Stare decisis, literally, ‘‘to rest upon what has been decided.’’ Stare decisis describes the English and American system of adherence to precedent. When an American appellate court reaches a decision in a dispute, it publishes its report of the decision and its reasons for the decision. Later, in cases that have similar facts and similar disputes, the appellate court will follow and apply the rule of the earlier case to reach a like decision.
The principle of stare decisis, therefore, acts as a check on arbitrary judicial decisions. Although this protects individual rights against arbitrariness, strict adherence to an unjust precedent may abridge individual rights. This was the case between 1896 and 1954, when United States courts adhered to the ‘‘separate but equal’’ precedent of Plessy v. Ferguson (1896) to uphold the legal and customary practices of racial segregation.
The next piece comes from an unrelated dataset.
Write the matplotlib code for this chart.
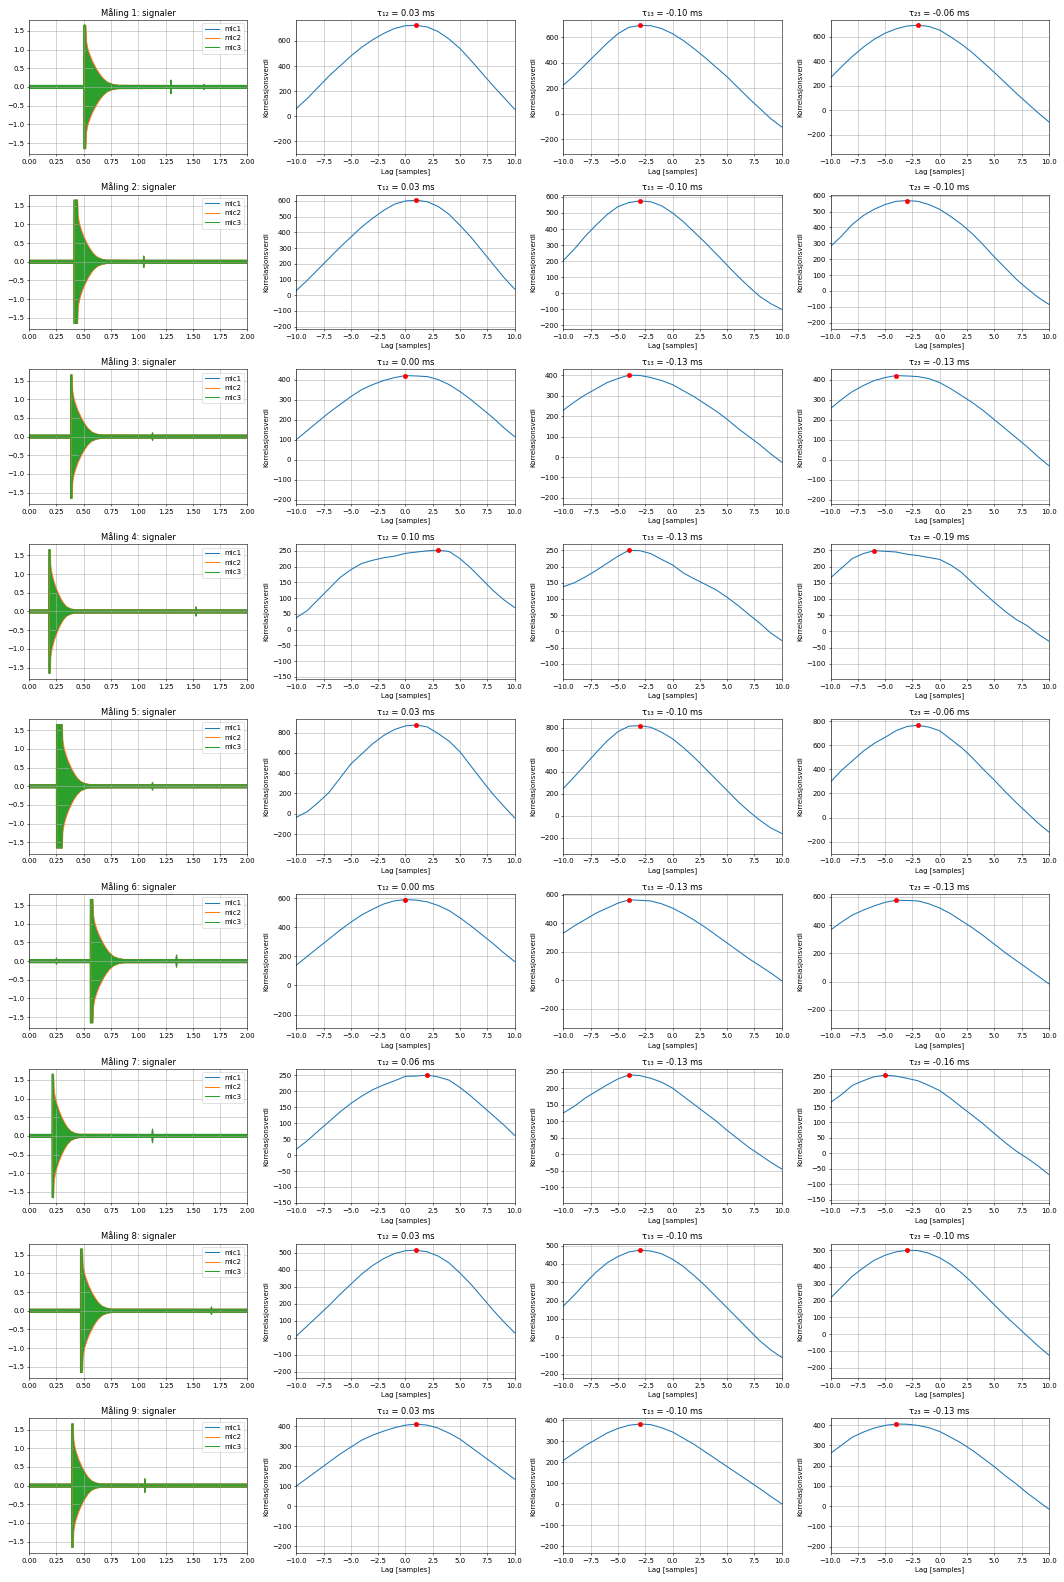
import numpy as np
import matplotlib
matplotlib.use("Agg")
import matplotlib.pyplot as plt

fs = 31250  # samples per second
lags = list(range(-10, 11))

# ---------------- signal panels (envelope) ----------------
onsets = [0.50, 0.41, 0.38, 0.18, 0.25, 0.56, 0.21, 0.47, 0.39]
clip_len = [0.015, 0.030, 0.010, 0.010, 0.050, 0.020, 0.010, 0.015, 0.010]
stretch = [1.00, 0.90, 0.90, 0.75, 0.85, 0.95, 0.80, 0.90, 0.85]
bumps = [
    [(1.30, 0.18), (1.60, 0.07)],
    [(1.05, 0.15)],
    [(1.13, 0.10)],
    [(1.53, 0.12)],
    [(1.13, 0.10)],
    [(0.25, 0.08), (1.35, 0.16)],
    [(1.13, 0.18)],
    [(1.67, 0.10)],
    [(1.06, 0.18)],
]
decay_off = [0.005, 0.020, 0.040, 0.060, 0.080, 0.100, 0.130, 0.160, 0.200, 0.250, 0.300]
decay_amp = [1.10, 0.90, 0.75, 0.62, 0.52, 0.42, 0.30, 0.20, 0.11, 0.06, 0.04]
noise_floor = 0.04
clip_level = 1.65

mics = ["mic1", "mic2", "mic3"]
mic_colors = ["tab:blue", "tab:orange", "tab:green"]
mic_shift = [0.002, 0.004, 0.0]
mic_scale = [1.05, 1.12, 1.0]

# ---------------- cross-correlation values at lags -10..10 ----------------
corr12 = [
    [60, 140, 230, 320, 400, 480, 550, 610, 660, 700, 722, 725, 712, 675, 615, 540, 445, 345, 245, 150, 55],
    [30, 95, 165, 235, 305, 370, 435, 490, 540, 580, 600, 605, 595, 565, 515, 445, 370, 285, 200, 115, 40],
    [100, 145, 190, 235, 275, 315, 350, 375, 395, 410, 420, 418, 415, 400, 375, 340, 300, 255, 210, 160, 115],
    [38, 60, 95, 130, 165, 190, 210, 220, 228, 233, 242, 246, 250, 252, 248, 225, 195, 160, 125, 95, 70],
    [-35, 20, 110, 210, 350, 490, 590, 690, 770, 830, 865, 875, 855, 790, 715, 610, 470, 330, 195, 75, -40],
    [140, 200, 260, 320, 380, 435, 485, 525, 560, 582, 590, 587, 575, 550, 515, 465, 410, 350, 290, 225, 165],
    [18, 45, 75, 105, 135, 162, 185, 205, 220, 233, 247, 248, 251, 245, 235, 212, 185, 155, 125, 95, 62],
    [10, 70, 130, 190, 255, 315, 375, 425, 465, 495, 512, 515, 505, 480, 440, 380, 315, 240, 165, 95, 30],
    [100, 140, 180, 220, 260, 295, 330, 355, 375, 392, 405, 410, 405, 390, 365, 335, 295, 255, 215, 175, 135],
]
corr13 = [
    [225, 300, 385, 470, 555, 630, 680, 695, 693, 670, 630, 575, 510, 440, 365, 290, 205, 120, 40, -40, -105],
    [205, 275, 355, 425, 490, 540, 565, 575, 570, 545, 500, 445, 380, 315, 245, 175, 105, 40, -20, -65, -100],
    [230, 270, 305, 335, 365, 385, 402, 400, 390, 375, 355, 325, 295, 260, 225, 185, 140, 100, 60, 15, -25],
    [138, 150, 168, 188, 210, 232, 250, 249, 240, 222, 205, 180, 162, 145, 128, 105, 80, 52, 25, -5, -28],
    [250, 355, 465, 575, 680, 765, 815, 820, 805, 760, 700, 620, 530, 430, 330, 230, 130, 40, -40, -110, -160],
    [330, 380, 425, 470, 505, 540, 563, 560, 555, 535, 505, 465, 420, 370, 315, 260, 205, 150, 100, 50, -5],
    [125, 145, 170, 190, 210, 228, 240, 238, 230, 218, 200, 175, 150, 125, 100, 72, 46, 20, -2, -25, -45],
    [170, 230, 295, 355, 405, 440, 465, 475, 470, 455, 425, 385, 335, 280, 220, 160, 100, 40, -20, -70, -110],
    [210, 245, 280, 310, 340, 362, 377, 383, 380, 365, 345, 315, 285, 250, 215, 180, 145, 110, 75, 38, 3],
]
corr23 = [
    [265, 355, 440, 515, 580, 630, 665, 688, 695, 685, 655, 600, 540, 470, 390, 310, 225, 140, 60, -20, -95],
    [280, 345, 420, 475, 515, 545, 565, 570, 565, 545, 515, 470, 420, 360, 290, 215, 145, 75, 15, -40, -85],
    [255, 300, 340, 370, 395, 410, 420, 418, 415, 405, 385, 355, 320, 285, 245, 200, 155, 110, 65, 15, -30],
    [165, 195, 225, 240, 249, 247, 245, 238, 234, 228, 222, 205, 182, 150, 120, 90, 62, 37, 18, -8, -30],
    [295, 390, 470, 550, 615, 665, 720, 755, 765, 750, 720, 650, 580, 495, 400, 310, 215, 125, 40, -45, -120],
    [365, 420, 470, 505, 535, 560, 575, 573, 570, 550, 520, 480, 430, 380, 325, 265, 205, 150, 95, 40, -15],
    [165, 190, 220, 235, 248, 253, 250, 243, 235, 220, 203, 178, 150, 123, 95, 65, 35, 8, -15, -40, -68],
    [215, 280, 345, 395, 440, 470, 490, 500, 498, 482, 455, 415, 365, 305, 240, 175, 110, 50, -10, -70, -125],
    [260, 300, 340, 365, 385, 398, 405, 404, 398, 387, 368, 340, 310, 275, 235, 195, 150, 110, 65, 25, -15],
]
ylim12 = [(-305, 770), (-215, 641), (-221, 451), (-156, 271), (-392, 933),
          (-295, 630), (-151, 271), (-236, 554), (-234, 439)]
ylim13 = [(-320, 740), (-223, 615), (-230, 430), (-146, 269), (-343, 880),
          (-339, 605), (-149, 259), (-223, 511), (-231, 410)]
ylim23 = [(-360, 740), (-241, 608), (-221, 451), (-146, 269), (-299, 817),
          (-330, 620), (-161, 274), (-262, 540), (-231, 433)]

pair_names = ["τ₁₂", "τ₁₃", "τ₂₃"]


def envelope(i, m):
    start = onsets[i] + mic_shift[m]
    pts = [(0.0, noise_floor), (2.0, noise_floor)]
    pts.append((start - 0.001, noise_floor))
    pts.append((start, clip_level))
    pts.append((start + clip_len[i], clip_level))
    for off, a in zip(decay_off, decay_amp):
        pts.append((start + clip_len[i] + stretch[i] * off, min(clip_level, a * mic_scale[m])))
    for bt, ba in bumps[i]:
        pts += [(bt - 0.004, noise_floor), (bt, ba), (bt + 0.004, noise_floor)]
    pts.sort()
    t = np.array([p[0] for p in pts])
    a = np.array([p[1] for p in pts])
    return np.r_[t, t[::-1]], np.r_[a, -a[::-1]]


fig, axes = plt.subplots(9, 4, figsize=(21.28, 31.64))

for i in range(9):
    ax = axes[i, 0]
    for m in range(3):
        x, y = envelope(i, m)
        ax.fill(x, y, color=mic_colors[m], lw=0)
        ax.plot(x, y, color=mic_colors[m], lw=1.5, label=mics[m])
    ax.set_xlim(0, 2)
    ax.set_ylim(-1.8, 1.8)
    ax.set_title(f"Måling {i + 1}: signaler")
    ax.legend(loc="upper right")
    ax.grid(True)

    for j, (corr, yl) in enumerate([(corr12, ylim12), (corr13, ylim13), (corr23, ylim23)]):
        ax = axes[i, j + 1]
        vals = corr[i]
        k = int(np.argmax(vals))
        tau_ms = lags[k] / fs * 1000
        ax.plot(lags, vals)
        ax.plot(lags[k], vals[k], "ro")
        ax.set_xlim(-10, 10)
        ax.set_ylim(*yl[i])
        ax.set_title(f"{pair_names[j]} = {tau_ms:.2f} ms")
        ax.set_xlabel("Lag [samples]")
        ax.set_ylabel("Korrelasjonsverdi")
        ax.grid(True)

plt.tight_layout()
plt.savefig("out.png", dpi=50)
In Brown v. Board of Education, the Court overruled Plessy, declining to follow the principle of stare decisis. Plessy’s long life shows the strength of stare decisis; Brown shows that it is not an inflexible rule, but a general principle that can be overcome for compelling reasons.
Nevertheless, stare decisis ensures a degree of fairness. The doctrine of equal protection of the laws teaches that the law ought to treat people in like circumstances in the same way. In a legal dispute, parties may expect to be treated like those in the earlier case by reason of the doctrine of stare decisis.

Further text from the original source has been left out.